Problem details
Copy exactly the lines that run from the top of the listing to the line containing "from matplotlib.transforms import", both ends included, and omit the pictures.

Dataset extract
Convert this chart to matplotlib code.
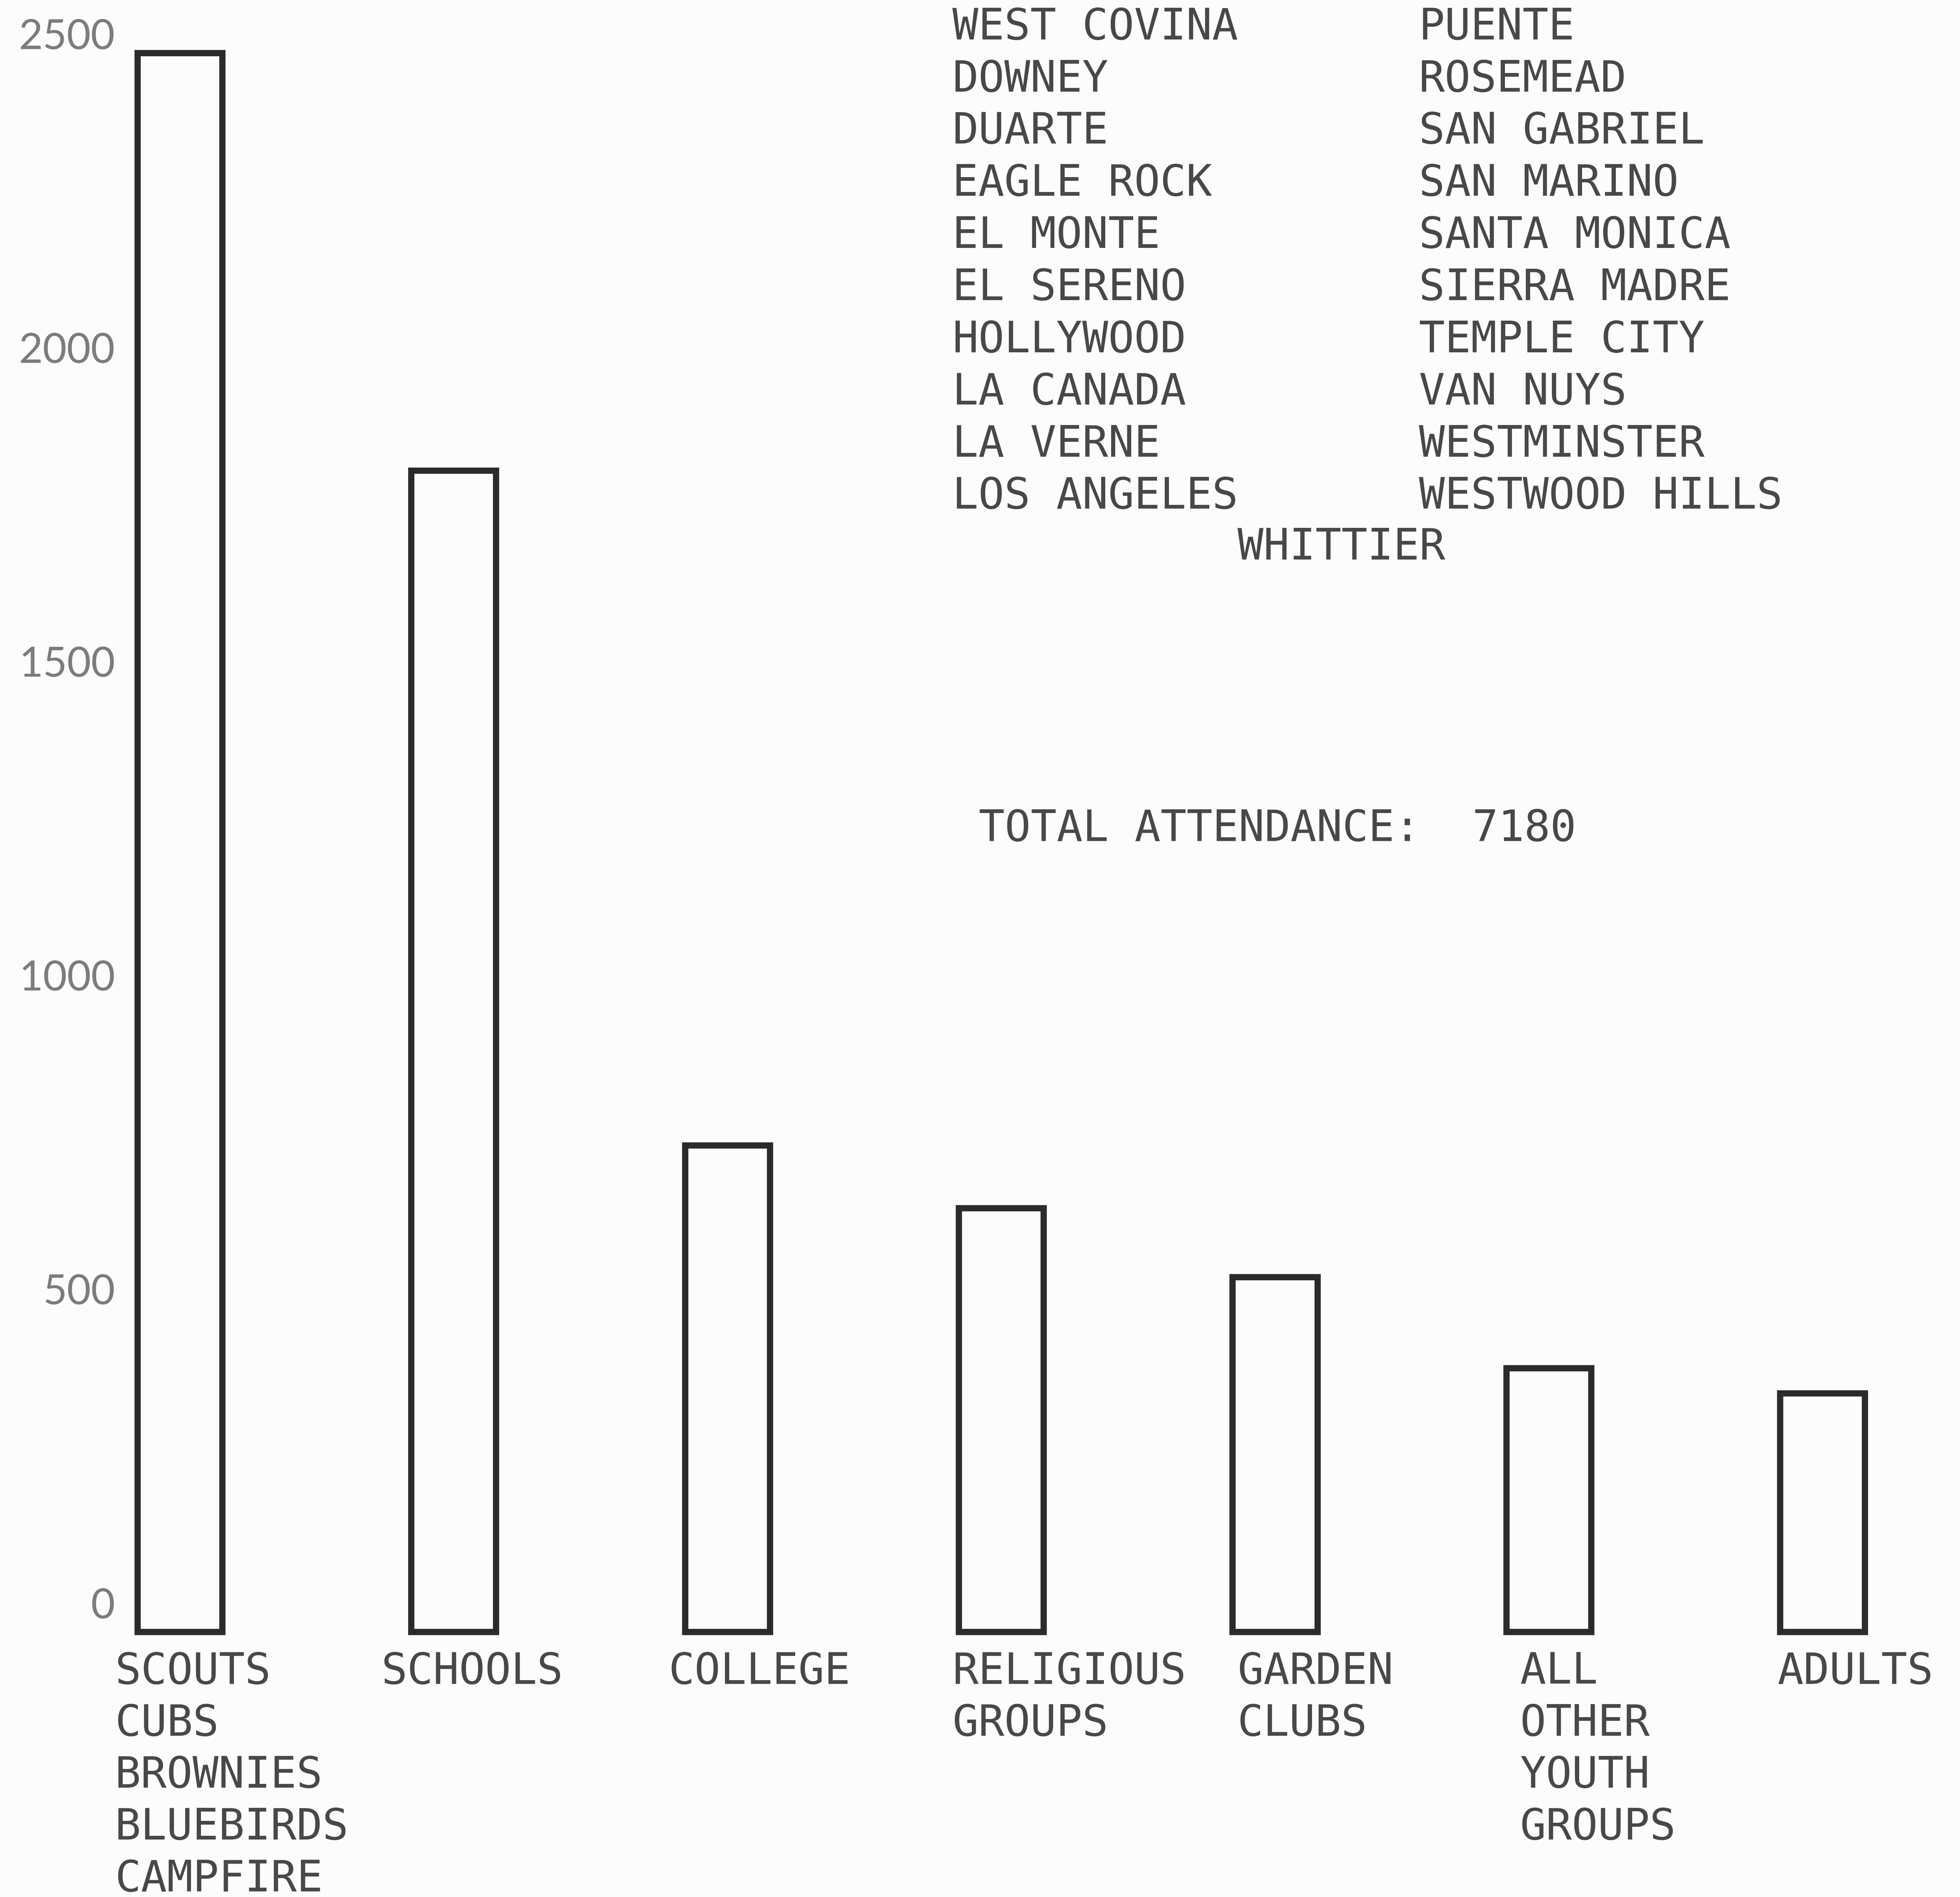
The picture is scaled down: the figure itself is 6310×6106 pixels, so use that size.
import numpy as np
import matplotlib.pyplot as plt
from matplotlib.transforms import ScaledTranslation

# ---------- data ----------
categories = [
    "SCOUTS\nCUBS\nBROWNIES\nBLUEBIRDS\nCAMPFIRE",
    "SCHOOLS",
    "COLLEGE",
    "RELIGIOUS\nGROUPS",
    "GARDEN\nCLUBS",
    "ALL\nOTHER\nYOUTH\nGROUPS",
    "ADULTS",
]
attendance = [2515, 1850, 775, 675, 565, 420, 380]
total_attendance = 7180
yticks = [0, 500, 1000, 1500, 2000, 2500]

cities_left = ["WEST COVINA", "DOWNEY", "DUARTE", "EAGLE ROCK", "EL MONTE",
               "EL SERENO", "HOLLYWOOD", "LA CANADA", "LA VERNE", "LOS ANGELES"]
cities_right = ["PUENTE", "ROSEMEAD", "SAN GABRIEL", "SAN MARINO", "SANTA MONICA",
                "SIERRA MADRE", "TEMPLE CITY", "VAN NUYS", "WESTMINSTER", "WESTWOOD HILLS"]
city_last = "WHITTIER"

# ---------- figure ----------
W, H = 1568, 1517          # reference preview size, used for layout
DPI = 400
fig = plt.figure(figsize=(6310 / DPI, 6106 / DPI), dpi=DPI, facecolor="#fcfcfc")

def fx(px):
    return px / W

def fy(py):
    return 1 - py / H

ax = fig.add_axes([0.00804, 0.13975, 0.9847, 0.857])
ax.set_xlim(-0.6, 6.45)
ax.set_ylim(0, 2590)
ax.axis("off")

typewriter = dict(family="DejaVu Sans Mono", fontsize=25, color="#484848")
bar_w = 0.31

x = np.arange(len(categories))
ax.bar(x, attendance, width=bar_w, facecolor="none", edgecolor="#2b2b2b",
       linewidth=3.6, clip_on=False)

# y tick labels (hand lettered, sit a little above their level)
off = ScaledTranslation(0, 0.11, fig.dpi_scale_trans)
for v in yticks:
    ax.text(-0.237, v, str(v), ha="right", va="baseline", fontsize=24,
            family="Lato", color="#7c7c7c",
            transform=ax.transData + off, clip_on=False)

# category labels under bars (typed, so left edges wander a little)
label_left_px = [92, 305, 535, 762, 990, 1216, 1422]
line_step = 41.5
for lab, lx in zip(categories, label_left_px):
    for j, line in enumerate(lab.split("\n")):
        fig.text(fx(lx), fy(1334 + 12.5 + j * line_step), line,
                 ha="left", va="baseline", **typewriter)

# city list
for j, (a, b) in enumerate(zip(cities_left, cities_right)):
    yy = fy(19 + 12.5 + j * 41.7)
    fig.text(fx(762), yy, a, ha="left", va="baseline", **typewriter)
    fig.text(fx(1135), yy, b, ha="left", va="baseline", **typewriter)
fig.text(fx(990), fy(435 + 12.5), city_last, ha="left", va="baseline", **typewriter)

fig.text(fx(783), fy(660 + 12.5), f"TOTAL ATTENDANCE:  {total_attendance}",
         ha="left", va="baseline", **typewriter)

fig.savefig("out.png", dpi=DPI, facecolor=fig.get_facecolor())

Correct answer
Convert this chart to matplotlib code.
The picture is scaled down: the figure itself is 6310×6106 pixels, so use that size.
import numpy as np
import matplotlib.pyplot as plt
from matplotlib.transforms import ScaledTranslation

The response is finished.